Sebelum adanya Pandemi COVID-19, setiap perayaan tahun baru di sekitar bundaran dan parkiran mall selalu ramai. Menjelang magrib arus jalan yang menuju puncak sudah ditutup, begitupun jalan yang menuju  ke arah mall juga sudah di tutup dengan pembatas oleh polisi sehingga kendaraan tidak bisa melewati jalan tersebut. Dari depan rumah, kami bisa menyaksikan bapak- bapak polisi yang sedang berjaga ataupun orang-orang yang lalu lalang menuju ke parkiran mall untuk merayakan tahun baru.

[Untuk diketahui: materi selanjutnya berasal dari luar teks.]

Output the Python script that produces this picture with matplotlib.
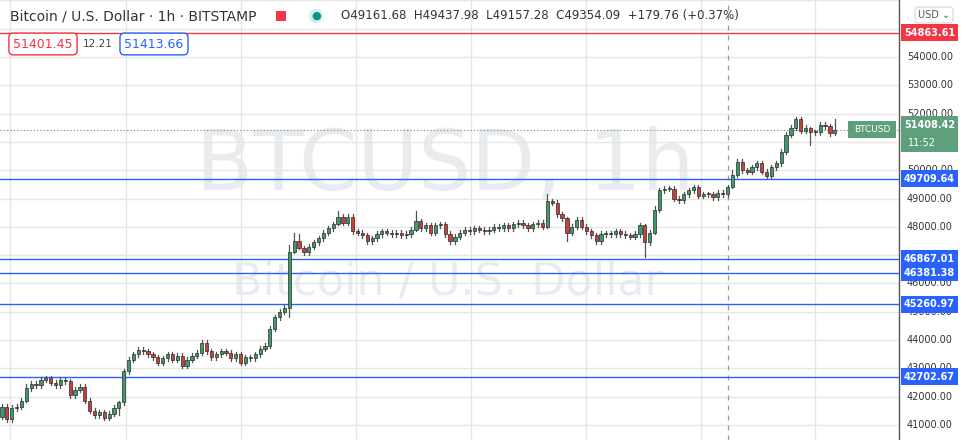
import numpy as np
import matplotlib.pyplot as plt
from matplotlib.patches import Rectangle

# hourly closes (BTC/USD, Bitstamp)
closes = [41650, 41200, 41600, 41650, 41850, 42300, 42450, 42400, 42600, 42650,
          42500, 42400, 42600, 42550, 42050, 42250, 42350, 41850, 41500, 41350,
          41450, 41250, 41400, 41600, 41800, 42900, 43300, 43500, 43650, 43600,
          43500, 43400, 43200, 43350, 43500, 43300, 43450, 43100, 43300, 43450,
          43550, 43900, 43600, 43400, 43500, 43600, 43550, 43350, 43500, 43200,
          43400, 43350, 43500, 43700, 43800, 44400, 44800, 45000, 45150, 47100,
          47500, 47250, 47100, 47300, 47450, 47600, 47800, 47950, 48100, 48350,
          48150, 48350, 47850, 47800, 47700, 47500, 47600, 47750, 47850, 47800,
          47750, 47800, 47700, 47750, 47900, 48200, 47950, 48050, 47800, 48050,
          48100, 47750, 47500, 47650, 47800, 47900, 47850, 47950, 47900, 47850,
          47900, 48000, 47950, 48050, 47950, 48100, 48150, 48050, 47950, 48100,
          48150, 48000, 48900, 48850, 48450, 48300, 47800, 48000, 48250, 48000,
          47850, 47700, 47500, 47750, 47750, 47750, 47850, 47750, 47700, 47650,
          47750, 48050, 47450, 47800, 48600, 49300, 49350, 49350, 49000, 48950,
          49150, 49300, 49400, 49100, 49150, 49150, 49050, 49200, 49150, 49400,
          49850, 50300, 50000, 49950, 50100, 50250, 49950, 49800, 50100, 50250,
          50650, 51250, 51500, 51800, 51400, 51500, 51350, 51350, 51600, 51550,
          51300, 51408.42]
first_open = 41300
# candles with long wicks: index -> (extra high, extra low)
long_wicks = {5: (150, 0), 24: (0, 250), 59: (250, 350), 60: (300, 0), 61: (250, 0),
              69: (200, 0), 85: (350, 0), 112: (250, 0), 116: (0, 300),
              132: (0, 500), 134: (150, 0), 150: (150, 0), 166: (0, 450), 171: (400, 0)}
default_wick = 90

levels_blue = [49709.64, 46867.01, 46381.38, 45260.97, 42702.67]
level_red = 54863.61
last_price = 51408.42
y_ticks = [41000, 42000, 43000, 44000, 45000, 46000, 48000, 49000, 50000,
           52000, 53000, 54000]

UP = "#3f9a6a"
DOWN = "#c9403a"
BLUE = "#2962ff"
RED = "#f23645"
GRID = "#e6e6e6"

W, H = 969, 440
fig = plt.figure(figsize=(W / 100, H / 100), dpi=100)
ax = fig.add_axes([0, 0, 899 / W, 1])
y_top, y_bot = 56017, 40470
x0, step = 2, 4.87
ax.set_xlim(-x0 / step, (899 - x0) / step)
ax.set_ylim(y_bot, y_top)
ax.axis("off")

def px(x):
    return (x - x0) / step

# grid
for g in [10, 126, 241, 356, 471, 586, 701, 815]:
    ax.axvline(px(g), color=GRID, lw=1, zorder=0)
for v in range(41000, 56001, 1000):
    ax.axhline(v, color=GRID, lw=1, zorder=0)

# watermark
ax.text(px(445), 50150, "BTCUSD, 1h", fontsize=60, color="#e3e5ea", ha="center",
        va="center", zorder=0, alpha=0.75)
ax.text(px(448), 46050, "Bitcoin / U.S. Dollar", fontsize=32, color="#e3e5ea",
        ha="center", va="center", zorder=0, alpha=0.75)

# candles
opens = [first_open] + closes[:-1]
for i, (o, c) in enumerate(zip(opens, closes)):
    hi_x, lo_x = long_wicks.get(i, (default_wick, default_wick))
    hi = max(o, c) + max(hi_x, 40)
    lo = min(o, c) - max(lo_x, 40)
    col = UP if c >= o else DOWN
    ax.plot([i, i], [lo, hi], color="#555555", lw=0.9, zorder=3)
    bh = max(abs(c - o), 30)
    ax.add_patch(Rectangle((i - 0.33, min(o, c)), 0.66, bh, facecolor=col,
                           edgecolor="#2b2b2b", lw=0.5, zorder=4))

# levels
for lv in levels_blue:
    ax.axhline(lv, color=BLUE, lw=1, zorder=2)
ax.axhline(level_red, color=RED, lw=1, zorder=2)
ax.axhline(last_price, color="#5a8f73", lw=0.8, ls=(0, (1, 2)), zorder=2)
ax.axvline(px(728), color="#9a9a9a", lw=0.9, ls=(0, (4, 4)), zorder=1)

# right price scale
fig.add_artist(plt.Line2D([899 / W, 899 / W], [0, 1], color="#555555", lw=1))

def fy(v):
    return (v - y_bot) / (y_top - y_bot)

for t in y_ticks:
    fig.text(907 / W, fy(t), f"{t:.2f}", fontsize=7, color="#333333", va="center", zorder=2)

def tag(v, txt, col, h=17):
    fig.patches.append(Rectangle((901 / W, fy(v) - h / 2 / H), 57 / W, h / H,
                                 transform=fig.transFigure, facecolor=col,
                                 edgecolor="none", zorder=5))
    fig.text(929.5 / W, fy(v), txt, fontsize=7, color="white", weight="bold",
             ha="center", va="center", zorder=6)

for lv in levels_blue:
    tag(lv, f"{lv:.2f}", BLUE)
tag(level_red, f"{level_red:.2f}", RED)
fig.patches.append(Rectangle((901 / W, (H - 152) / H), 57 / W, 36 / H,
                             transform=fig.transFigure, facecolor="#5e9f7c",
                             edgecolor="none", zorder=5))
fig.text(929.5 / W, (H - 125) / H, f"{last_price:.2f}", fontsize=7, color="white",
         weight="bold", ha="center", va="center", zorder=6)
fig.text(908 / W, (H - 143) / H, "11:52", fontsize=7, color="white", va="center", zorder=6)
fig.patches.append(Rectangle((848 / W, (H - 138) / H), 48 / W, 17 / H,
                             transform=fig.transFigure, facecolor="#5e9f7c",
                             edgecolor="none", zorder=5))
fig.text(872 / W, (H - 130) / H, "BTCUSD", fontsize=6.5, color="white", ha="center",
         va="center", zorder=6)
fig.text(934 / W, (H - 15) / H, "USD ⌄", fontsize=7, color="#555555", ha="center",
         va="center", bbox=dict(boxstyle="round,pad=0.3", fc="white", ec="#dddddd"))

# header
fig.text(10 / W, (H - 16) / H, "Bitcoin / U.S. Dollar · 1h · BITSTAMP", fontsize=10,
         color="#333333", va="center")
fig.patches.append(Rectangle((276 / W, (H - 21) / H), 10 / W, 10 / H,
                             transform=fig.transFigure, facecolor=RED, edgecolor="none"))
fig.text(316 / W, (H - 16) / H, "●", fontsize=8, color="#089981", ha="center", va="center",
         bbox=dict(boxstyle="circle,pad=0.2", fc="#d8efe9", ec="none"))
fig.text(341 / W, (H - 16) / H, "O49161.68  H49437.98  L49157.28  C49354.09  +179.76 (+0.37%)",
         fontsize=8.5, color="#333333", va="center")
fig.text(43 / W, (H - 44) / H, "51401.45", fontsize=9, color=RED, ha="center", va="center",
         bbox=dict(boxstyle="round,pad=0.35", fc="white", ec=RED))
fig.text(98 / W, (H - 44) / H, "12.21", fontsize=7.5, color="#444444", ha="center", va="center")
fig.text(154 / W, (H - 44) / H, "51413.66", fontsize=9, color=BLUE, ha="center", va="center",
         bbox=dict(boxstyle="round,pad=0.35", fc="white", ec=BLUE))

fig.savefig("out.png", dpi=100)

Setiap  malam tahun baru di Cianjur, ramai orang yang datang dan berkumpul di sekitar bundaran ataupun parkiran mall karena banyak acara yang diselenggarakan di tempat tersebut. Saya dan keluarga lebih memilih berkumpul bersama di teras rumah sambil membakar jagung karena suara kembang api, ataupun suara orang yang bersorak sambil meniup  terompet akan terdengar  ke rumah tepat pada pukul 12.00 malam. Bila ingin melihat kembang api, kami bisa melihatnya dengan jelas di belakang rumah.
Beberapa bulan setelah tahun baru 2016, rumah dan warung tersebut diratakan dengan tanah, digunakan untuk pelebaran jalan di sekitar bundaran dan juga pembangunan mesjid. Bekas rumah mertua sekarang dijadikan halaman parkir mesjid Al Kubro.

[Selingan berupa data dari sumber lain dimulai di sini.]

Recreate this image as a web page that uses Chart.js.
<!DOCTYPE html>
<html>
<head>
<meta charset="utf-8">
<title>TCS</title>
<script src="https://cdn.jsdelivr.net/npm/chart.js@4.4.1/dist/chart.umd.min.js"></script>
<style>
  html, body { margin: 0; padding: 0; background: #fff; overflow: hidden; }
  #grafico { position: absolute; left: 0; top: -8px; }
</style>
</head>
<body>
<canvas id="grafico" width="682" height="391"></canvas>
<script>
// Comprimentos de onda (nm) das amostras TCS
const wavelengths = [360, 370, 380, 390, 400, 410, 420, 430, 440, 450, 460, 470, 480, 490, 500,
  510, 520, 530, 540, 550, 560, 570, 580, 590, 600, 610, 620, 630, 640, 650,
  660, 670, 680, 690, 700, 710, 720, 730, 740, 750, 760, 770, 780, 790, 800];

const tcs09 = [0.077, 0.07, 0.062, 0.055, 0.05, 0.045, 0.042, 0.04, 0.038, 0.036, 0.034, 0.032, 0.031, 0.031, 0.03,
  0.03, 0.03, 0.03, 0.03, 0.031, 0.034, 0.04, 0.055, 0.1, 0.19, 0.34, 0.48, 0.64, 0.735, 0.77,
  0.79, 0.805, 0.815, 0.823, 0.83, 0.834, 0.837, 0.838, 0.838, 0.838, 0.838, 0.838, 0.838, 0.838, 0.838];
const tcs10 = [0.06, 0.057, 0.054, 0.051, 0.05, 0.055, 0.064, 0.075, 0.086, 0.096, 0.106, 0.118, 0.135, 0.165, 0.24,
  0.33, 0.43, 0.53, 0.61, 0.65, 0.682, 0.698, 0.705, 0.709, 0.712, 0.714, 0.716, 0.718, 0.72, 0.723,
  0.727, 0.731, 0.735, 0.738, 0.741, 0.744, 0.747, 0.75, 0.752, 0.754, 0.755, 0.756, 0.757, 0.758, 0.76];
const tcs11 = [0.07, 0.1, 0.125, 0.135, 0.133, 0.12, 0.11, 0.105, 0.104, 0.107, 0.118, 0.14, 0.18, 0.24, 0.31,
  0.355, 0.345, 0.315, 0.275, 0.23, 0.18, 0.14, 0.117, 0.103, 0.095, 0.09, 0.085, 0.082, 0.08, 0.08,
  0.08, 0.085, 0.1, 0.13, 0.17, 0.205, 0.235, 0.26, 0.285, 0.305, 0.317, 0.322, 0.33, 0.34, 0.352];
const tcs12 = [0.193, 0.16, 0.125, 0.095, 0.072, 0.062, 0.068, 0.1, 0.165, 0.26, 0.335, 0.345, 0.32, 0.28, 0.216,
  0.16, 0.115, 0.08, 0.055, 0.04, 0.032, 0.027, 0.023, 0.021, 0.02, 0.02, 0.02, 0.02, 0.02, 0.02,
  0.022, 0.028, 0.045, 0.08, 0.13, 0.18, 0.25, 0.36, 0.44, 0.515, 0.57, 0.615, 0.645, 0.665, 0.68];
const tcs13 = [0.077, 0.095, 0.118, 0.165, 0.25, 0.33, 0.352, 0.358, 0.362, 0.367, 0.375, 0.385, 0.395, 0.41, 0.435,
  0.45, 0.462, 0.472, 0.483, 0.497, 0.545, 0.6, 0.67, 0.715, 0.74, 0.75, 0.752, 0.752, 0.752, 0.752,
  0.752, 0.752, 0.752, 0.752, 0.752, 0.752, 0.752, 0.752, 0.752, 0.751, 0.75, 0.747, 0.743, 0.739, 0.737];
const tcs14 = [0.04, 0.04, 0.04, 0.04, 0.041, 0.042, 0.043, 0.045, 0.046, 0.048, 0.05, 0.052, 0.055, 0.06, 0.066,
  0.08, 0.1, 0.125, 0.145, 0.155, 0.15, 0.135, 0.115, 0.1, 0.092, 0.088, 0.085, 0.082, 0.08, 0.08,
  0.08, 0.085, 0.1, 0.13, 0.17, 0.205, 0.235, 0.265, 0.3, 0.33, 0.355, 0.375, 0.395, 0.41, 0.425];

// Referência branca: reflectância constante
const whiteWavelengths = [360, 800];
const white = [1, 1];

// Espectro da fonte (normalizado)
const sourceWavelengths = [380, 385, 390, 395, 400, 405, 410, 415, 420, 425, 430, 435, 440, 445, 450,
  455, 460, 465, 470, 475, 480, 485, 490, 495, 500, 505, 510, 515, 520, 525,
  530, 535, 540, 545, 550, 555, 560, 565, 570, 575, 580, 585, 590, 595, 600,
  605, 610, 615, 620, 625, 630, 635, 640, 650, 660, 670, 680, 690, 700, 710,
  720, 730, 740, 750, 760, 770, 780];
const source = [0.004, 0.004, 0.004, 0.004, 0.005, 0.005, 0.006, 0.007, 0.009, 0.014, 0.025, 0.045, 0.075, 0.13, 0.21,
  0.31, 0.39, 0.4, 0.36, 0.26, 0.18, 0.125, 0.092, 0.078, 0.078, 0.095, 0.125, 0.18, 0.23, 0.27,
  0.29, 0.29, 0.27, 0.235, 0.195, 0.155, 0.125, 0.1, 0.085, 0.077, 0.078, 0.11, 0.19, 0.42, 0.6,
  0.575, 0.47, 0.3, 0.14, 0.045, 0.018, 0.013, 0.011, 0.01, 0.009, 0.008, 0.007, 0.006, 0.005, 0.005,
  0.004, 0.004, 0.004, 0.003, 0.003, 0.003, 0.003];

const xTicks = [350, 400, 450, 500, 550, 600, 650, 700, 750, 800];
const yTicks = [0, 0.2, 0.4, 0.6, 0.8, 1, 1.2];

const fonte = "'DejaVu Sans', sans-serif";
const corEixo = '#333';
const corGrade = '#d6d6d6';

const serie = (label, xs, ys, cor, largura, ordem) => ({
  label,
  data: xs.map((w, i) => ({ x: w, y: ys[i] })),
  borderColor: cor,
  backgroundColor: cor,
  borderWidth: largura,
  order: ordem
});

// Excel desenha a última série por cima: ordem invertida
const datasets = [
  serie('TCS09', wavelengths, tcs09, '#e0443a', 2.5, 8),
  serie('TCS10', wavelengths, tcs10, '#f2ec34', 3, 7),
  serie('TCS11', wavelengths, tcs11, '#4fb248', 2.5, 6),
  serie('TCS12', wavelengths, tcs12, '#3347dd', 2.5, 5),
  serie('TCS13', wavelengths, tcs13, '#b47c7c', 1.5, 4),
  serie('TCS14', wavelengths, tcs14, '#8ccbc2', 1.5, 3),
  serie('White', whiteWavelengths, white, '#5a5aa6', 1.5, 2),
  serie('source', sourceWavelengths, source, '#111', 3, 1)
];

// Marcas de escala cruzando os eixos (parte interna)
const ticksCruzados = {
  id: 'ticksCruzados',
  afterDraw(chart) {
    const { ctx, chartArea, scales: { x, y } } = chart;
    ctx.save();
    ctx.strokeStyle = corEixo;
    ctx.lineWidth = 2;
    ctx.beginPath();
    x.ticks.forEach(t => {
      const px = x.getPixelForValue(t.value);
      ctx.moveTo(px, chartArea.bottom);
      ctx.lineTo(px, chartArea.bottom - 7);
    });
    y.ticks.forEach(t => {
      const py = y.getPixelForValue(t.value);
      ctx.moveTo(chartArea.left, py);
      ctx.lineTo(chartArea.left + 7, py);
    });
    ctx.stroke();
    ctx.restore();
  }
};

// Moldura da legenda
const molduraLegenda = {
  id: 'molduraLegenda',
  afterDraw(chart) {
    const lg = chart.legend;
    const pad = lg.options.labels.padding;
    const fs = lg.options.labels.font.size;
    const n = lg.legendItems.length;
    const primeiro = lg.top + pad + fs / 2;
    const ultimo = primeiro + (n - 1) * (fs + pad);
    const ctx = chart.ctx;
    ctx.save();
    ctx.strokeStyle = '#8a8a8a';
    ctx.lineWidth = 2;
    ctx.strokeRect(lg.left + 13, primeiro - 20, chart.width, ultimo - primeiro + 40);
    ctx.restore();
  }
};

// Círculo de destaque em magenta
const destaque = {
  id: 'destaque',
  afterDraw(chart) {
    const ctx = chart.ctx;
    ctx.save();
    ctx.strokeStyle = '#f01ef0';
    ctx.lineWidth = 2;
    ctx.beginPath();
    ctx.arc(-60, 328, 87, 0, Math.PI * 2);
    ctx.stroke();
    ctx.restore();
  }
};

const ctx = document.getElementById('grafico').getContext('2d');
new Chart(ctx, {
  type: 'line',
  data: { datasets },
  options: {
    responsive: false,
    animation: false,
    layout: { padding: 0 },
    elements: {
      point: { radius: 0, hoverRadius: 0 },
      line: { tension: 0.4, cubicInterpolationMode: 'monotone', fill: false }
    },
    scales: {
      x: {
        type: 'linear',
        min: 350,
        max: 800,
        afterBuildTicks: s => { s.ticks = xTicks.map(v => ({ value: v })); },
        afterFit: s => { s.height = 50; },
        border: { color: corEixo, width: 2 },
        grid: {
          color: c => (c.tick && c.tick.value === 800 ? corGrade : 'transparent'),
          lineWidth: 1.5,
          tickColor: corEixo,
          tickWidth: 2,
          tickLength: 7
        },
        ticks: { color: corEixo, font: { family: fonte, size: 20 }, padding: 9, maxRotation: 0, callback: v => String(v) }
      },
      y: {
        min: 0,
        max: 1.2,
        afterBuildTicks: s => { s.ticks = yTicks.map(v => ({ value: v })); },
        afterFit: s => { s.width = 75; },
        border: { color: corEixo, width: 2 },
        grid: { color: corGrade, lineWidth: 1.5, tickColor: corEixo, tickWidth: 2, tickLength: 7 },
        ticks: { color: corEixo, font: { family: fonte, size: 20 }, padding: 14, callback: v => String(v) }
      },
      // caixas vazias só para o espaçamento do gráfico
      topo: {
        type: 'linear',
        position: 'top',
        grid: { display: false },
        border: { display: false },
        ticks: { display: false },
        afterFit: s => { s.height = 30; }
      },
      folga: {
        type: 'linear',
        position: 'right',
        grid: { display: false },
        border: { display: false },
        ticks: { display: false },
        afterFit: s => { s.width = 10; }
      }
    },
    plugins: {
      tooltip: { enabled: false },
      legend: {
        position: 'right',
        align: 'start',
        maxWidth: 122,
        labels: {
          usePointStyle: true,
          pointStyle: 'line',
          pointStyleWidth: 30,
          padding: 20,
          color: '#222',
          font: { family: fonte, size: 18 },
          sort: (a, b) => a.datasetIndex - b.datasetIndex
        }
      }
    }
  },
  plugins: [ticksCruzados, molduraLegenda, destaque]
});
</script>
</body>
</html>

Pada saat main ke Cianjur, sebelum ke rumah kakak maka kami  akan mampir dulu ke tempat jualan tersebut. Sambil duduk di depan warung, kami bisa memandang dengan leluasa ke arah bundaran ataupun ke arah mesjid yang letaknya di seberang jalan. Walaupun rumah tersebut sudah tidak ada bekasnya sama sekali, tetapi bentuk rumah dan segala kenangannya masih bisa kami ingat dengan baik.

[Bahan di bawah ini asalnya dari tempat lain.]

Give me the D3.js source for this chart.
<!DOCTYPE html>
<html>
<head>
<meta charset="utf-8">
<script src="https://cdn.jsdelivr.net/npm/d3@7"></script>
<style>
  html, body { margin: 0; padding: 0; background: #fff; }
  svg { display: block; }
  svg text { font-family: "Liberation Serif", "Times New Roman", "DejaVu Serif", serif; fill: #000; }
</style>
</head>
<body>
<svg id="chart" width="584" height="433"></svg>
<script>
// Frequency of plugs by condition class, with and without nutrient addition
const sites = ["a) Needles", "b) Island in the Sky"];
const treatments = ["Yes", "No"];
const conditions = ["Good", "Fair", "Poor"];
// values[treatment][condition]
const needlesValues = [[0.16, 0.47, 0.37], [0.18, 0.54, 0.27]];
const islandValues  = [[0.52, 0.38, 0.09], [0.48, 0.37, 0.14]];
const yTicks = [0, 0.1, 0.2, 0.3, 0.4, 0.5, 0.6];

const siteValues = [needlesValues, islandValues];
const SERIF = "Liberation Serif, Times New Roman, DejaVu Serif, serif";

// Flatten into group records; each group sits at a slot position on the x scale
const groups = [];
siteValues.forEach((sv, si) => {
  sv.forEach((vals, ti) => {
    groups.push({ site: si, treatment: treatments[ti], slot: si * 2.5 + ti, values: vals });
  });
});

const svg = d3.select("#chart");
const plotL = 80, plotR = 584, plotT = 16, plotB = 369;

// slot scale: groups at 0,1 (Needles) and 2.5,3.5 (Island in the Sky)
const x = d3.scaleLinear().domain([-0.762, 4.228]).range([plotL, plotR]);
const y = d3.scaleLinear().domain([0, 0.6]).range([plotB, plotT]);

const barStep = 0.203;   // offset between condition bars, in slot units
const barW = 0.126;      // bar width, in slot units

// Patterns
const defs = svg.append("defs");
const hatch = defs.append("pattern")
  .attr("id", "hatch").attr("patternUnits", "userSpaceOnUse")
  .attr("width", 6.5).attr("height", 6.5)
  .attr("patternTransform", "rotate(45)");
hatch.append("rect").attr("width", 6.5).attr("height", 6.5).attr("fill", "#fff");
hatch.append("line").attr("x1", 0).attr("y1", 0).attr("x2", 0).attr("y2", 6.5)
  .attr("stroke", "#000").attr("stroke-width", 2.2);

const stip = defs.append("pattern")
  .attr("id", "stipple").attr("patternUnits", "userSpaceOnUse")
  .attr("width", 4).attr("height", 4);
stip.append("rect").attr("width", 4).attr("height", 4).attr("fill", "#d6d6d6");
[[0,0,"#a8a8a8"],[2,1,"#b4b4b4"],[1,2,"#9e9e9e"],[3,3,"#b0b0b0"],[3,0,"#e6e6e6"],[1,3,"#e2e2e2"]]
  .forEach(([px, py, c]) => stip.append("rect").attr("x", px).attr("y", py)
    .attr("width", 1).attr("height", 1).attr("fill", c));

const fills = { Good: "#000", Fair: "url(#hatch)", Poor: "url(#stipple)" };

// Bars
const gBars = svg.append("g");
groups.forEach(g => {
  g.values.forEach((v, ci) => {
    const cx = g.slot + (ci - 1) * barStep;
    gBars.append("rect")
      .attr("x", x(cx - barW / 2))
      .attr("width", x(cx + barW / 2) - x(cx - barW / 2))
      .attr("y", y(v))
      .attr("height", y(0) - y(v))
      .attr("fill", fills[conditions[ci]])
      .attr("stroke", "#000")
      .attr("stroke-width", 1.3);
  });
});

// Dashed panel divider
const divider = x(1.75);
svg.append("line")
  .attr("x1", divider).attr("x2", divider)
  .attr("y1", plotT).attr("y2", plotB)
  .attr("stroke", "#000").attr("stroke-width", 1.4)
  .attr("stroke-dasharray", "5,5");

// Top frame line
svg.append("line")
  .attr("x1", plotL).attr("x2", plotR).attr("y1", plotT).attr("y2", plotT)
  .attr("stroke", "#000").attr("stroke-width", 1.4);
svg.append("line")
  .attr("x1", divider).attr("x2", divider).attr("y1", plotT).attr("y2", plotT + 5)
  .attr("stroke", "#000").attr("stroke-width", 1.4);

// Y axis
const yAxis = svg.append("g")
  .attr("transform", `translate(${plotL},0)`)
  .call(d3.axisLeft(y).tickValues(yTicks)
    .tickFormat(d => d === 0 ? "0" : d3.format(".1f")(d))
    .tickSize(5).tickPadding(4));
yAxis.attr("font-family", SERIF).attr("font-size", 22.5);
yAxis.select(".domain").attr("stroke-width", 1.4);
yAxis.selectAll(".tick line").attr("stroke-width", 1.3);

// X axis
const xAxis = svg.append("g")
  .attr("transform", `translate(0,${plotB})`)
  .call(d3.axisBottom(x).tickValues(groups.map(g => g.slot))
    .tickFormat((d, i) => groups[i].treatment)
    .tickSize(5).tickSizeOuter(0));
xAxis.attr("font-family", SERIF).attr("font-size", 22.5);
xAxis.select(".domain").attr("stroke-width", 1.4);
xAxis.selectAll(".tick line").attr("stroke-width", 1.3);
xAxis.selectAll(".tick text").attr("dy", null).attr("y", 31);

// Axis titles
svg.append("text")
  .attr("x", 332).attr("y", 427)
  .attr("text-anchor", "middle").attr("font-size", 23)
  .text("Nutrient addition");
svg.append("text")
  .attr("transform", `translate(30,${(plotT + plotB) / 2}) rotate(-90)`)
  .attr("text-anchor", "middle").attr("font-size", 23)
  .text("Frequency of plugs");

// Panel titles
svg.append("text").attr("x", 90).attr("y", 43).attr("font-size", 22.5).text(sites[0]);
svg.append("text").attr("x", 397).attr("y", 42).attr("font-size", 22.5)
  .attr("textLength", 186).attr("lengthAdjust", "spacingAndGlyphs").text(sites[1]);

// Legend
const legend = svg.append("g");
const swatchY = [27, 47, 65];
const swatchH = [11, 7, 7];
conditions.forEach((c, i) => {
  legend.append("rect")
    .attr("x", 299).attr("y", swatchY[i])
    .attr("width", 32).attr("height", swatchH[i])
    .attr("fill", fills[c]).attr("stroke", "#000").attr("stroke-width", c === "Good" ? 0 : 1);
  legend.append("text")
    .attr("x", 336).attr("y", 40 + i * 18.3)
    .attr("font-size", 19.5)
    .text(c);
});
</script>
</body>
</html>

Pernah saudara dari Sumedang ataupun dari Sukabumi ketika bertemu dengan kami mengatakan dalam bahasa sunda "meni waas" bila lewat di sekitar bundaran tersebut. Begitupun bagi kami, bila melewati bundaran tersebut ada perasaan sedih karena akan membangkitkan ingatan tentang rumah yang pernah kami tinggali dulu. Semoga kenangan ini akan tetap terpatri di dalam hati kami, dan akan selalu menjadi kenangan indah yang tidak akan dilupakan.